A King County Superior Court judge ruled against out-of-state environmentalists and found in favor of the Washington Department of Fish and Wildlife (WDFW) in a case that challenged the 2019 lethal removal of members of the Old Profanity Territory wolf pack.
The pack killed 14 livestock over a 10-month period, nine over a 30-day period and a total of 29 September 5, 2018. The depredations took place even though the livestock producer took proactive, nonlethal, conflict deterrence measures.
The Maryland-based Center for a Humane Economy took credit for seeking the injunction, through two Seattle plaintiffs.

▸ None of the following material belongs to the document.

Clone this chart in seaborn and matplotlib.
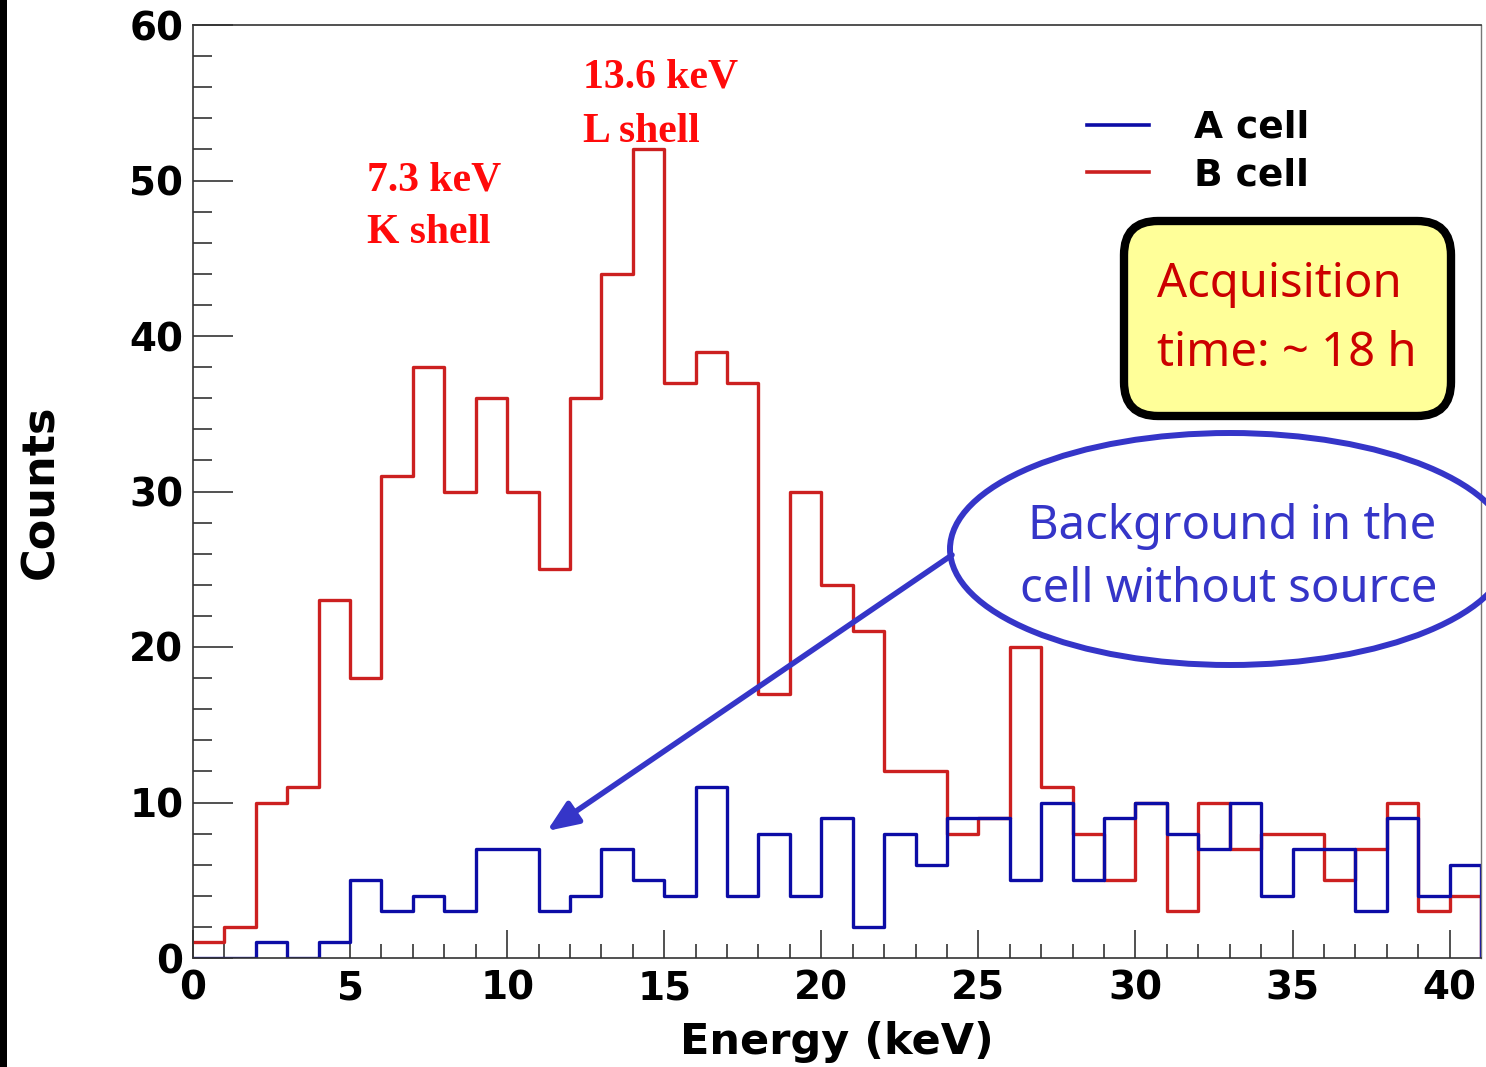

“The Department thanks Judge (John) McHale for his time and close scrutiny in this case,” said Donny Martorello, WDFW wolf policy lead. “We know this was a complex situation and not a simple decision to make, and we respect the time he took to study the materials. We understand this is not the outcome that the petitioners, and likely other individuals, were hoping for. The Department remains committed to working with a diversity of Washington citizens on ways to address wolf-livestock conflict and ultimately reduce the loss of wolves and livestock.”
The judge dismissed injunction requests from the same environmentalists on two previous occasions.
The Rocky Mountain Elk Foundation remains a long-time advocate for state management of gray wolves.